NALC: OPM valuation of the USPS FERS pension fund surplus is wrongFriday, November 16th, 2012
Nov. 15, 2012 — OPM’s decision is misleading on two counts. The current near-record low interest rates produce a misleading figure that is likely to change; beyond that, OPM’s use of generic assumptions on wages and mortality (as opposed to ones applicable to postal employees) badly skews the results. Simply using accurate data going in would produce a surplus figure of more than $15 billion.
The OPM decision to reduce the discount rate used in its 2011 valuation of the postal FERS account in the Civil Service Retirement and Disability Fund is not surprising. Interest rates have been declining and are near record lows. When interest rates rise as the economy strengthens, the discount rate will increase again and the postal surplus will once again rise sharply.
It should be noted, however, that the OPM’s method for valuing the postal FERS account fails to use USPS-specific assumptions on postal wages and postal employee mortality. It therefore fundamentally underestimates the postal surplus in FERS. This was the finding of a recent report from USPS Office of Inspector General titled Causes of the Postal Service FERS Surplus (Report Number: RARC-WP-13-001, October 12, 2012) prepared by The Hay Group. It estimated the 2010 postal surplus at $24 billion, far greater than the $10.9 billion surplus reported. That 2010 estimate used a higher discount rate (5.75 percent) than the 2011 estimate (5.25 percent).

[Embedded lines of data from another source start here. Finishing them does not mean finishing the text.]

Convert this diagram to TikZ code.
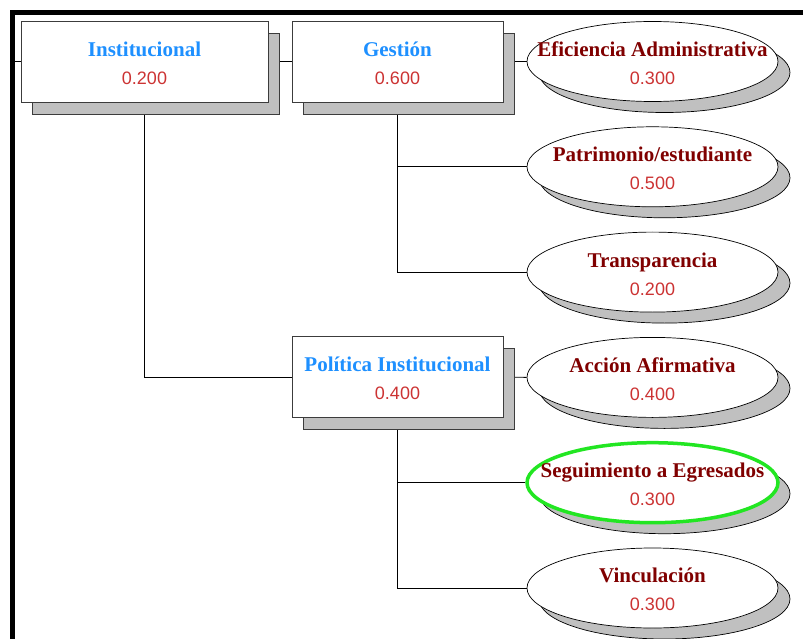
\documentclass[tikz,border=0pt]{standalone}
\usepackage{fontspec}
\setmainfont{Liberation Serif}
\setsansfont{Liberation Sans}
\usetikzlibrary{shapes.geometric,shadows,backgrounds}
\definecolor{azultitulo}{RGB}{30,144,255}
\definecolor{granate}{RGB}{128,0,0}
\definecolor{rojovalor}{RGB}{204,51,51}
\definecolor{sombra}{RGB}{192,192,192}
\definecolor{borde}{RGB}{60,60,60}
\definecolor{verdesel}{RGB}{34,230,34}
\newcommand{\nodo}[3]{\makebox[0pt]{\rule{0pt}{18pt}\textcolor{#1}{\bfseries #2}}\\\makebox[0pt]{\fontsize{18}{28}\sffamily\selectfont\textcolor{rojovalor}{#3}}}

\begin{document}
\begin{tikzpicture}[x=1pt,y=-1pt,
    font=\fontsize{21}{28}\selectfont,
    caja/.style={rectangle, draw=borde, line width=0.9pt, fill=white,
      minimum width=211pt, minimum height=81pt, inner sep=0pt, align=center,
      drop shadow={shadow xshift=11pt, shadow yshift=-12pt, fill=sombra,
        draw=borde, line width=0.9pt, opacity=1}},
    hoja/.style={ellipse, draw=black, line width=0.7pt, fill=white,
      minimum width=251pt, minimum height=80pt, inner sep=0pt, align=center,
      drop shadow={shadow xshift=12pt, shadow yshift=-11pt, fill=sombra,
        draw=black, line width=0.7pt, opacity=1}},
    normal/.style={},
    elegida/.style={draw=verdesel, line width=3.5pt},
    enlace/.style={draw=black, line width=0.8pt}]
  \useasboundingbox (0,0) rectangle (803,639);
  % marco
  \draw[line width=4.5pt] (12.5,639) -- (12.5,12.5) -- (803,12.5);
  % criterios
  \node[caja, minimum width=247pt] (inst) at (144.5,61.5) {\nodo{azultitulo}{Institucional}{0.200}};
  \node[caja] (gest) at (397.5,61.5) {\nodo{azultitulo}{Gestión}{0.600}};
  \node[caja] (polit) at (397.5,377) {\nodo{azultitulo}{Política Institucional}{0.400}};
  % indicadores
  \foreach \clave/\nombre/\valor/\estilo [count=\k from 0] in {
      efic/Eficiencia Administrativa/0.300/normal,
      patr/{Patrimonio/estudiante}/0.500/normal,
      transp/Transparencia/0.200/normal,
      accion/Acción Afirmativa/0.400/normal,
      segui/Seguimiento a Egresados/0.300/elegida,
      vinc/Vinculación/0.300/normal} {
    \node[hoja, \estilo] (\clave) at (652.5,{61.5+105.3*\k}) {\nodo{granate}{\nombre}{\valor}};
  }
  \begin{scope}[on background layer]
    \coordinate (marco) at (12.5,61.5);
    \draw[enlace] (marco) -- (inst.west);
    \draw[enlace] (inst.east) -- (gest.west);
    \draw[enlace] (gest.east) -- (efic.west);
    \draw[enlace] (gest.south) |- (patr.west);
    \draw[enlace] (gest.south) |- (transp.west);
    \draw[enlace] (inst.south) |- (polit.west);
    \draw[enlace] (polit.east) -- (accion.west);
    \draw[enlace] (polit.south) |- (segui.west);
    \draw[enlace] (polit.south) |- (vinc.west);
  \end{scope}
\end{tikzpicture}
\end{document}
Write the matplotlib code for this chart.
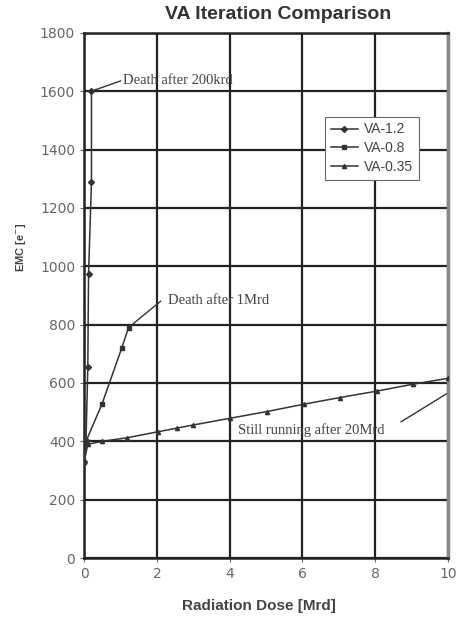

The OPM continues to underestimate the postal FERS surplus because it uses a single set of economic and demographic assumptions based on all federal employees to value the postal FERS account. However, the Postal Service’s workforce is different than the rest of the federal workforce. Its employees are a distinct group with markedly different demographic and mortality characteristics. Historically, salary increases over a career in the Postal Service have lagged those experienced by other career federal employees. Postal employees tend to remain in blue collar jobs their entire careers and do not receive regular promotions that increase their pensionable pay; they typically reach their maximum pay after 12 years. By contrast, white collar federal employees tend to begin in the lower grades of the various federal pay systems and move up the pay scales throughout their careers. In addition, average life expectancy among mainly blue collar postal employees is less than it is for mainly white collar federal employees. A fair valuation of the postal sub-accounts requires the use of USPS-specific assumptions.
According to NALC’s actuarial experts, the 2011 surplus would be $15-$16 billion using the lower discount rate and economic/mortality assumptions based on postal employees’ actual demographics and wage history. In other words, if calculated properly, the actual surplus would be significantly larger than previously thought, even with a lower discount rate. NALC has called on the OPM to adopt the more accurate method recommended by the OIG report.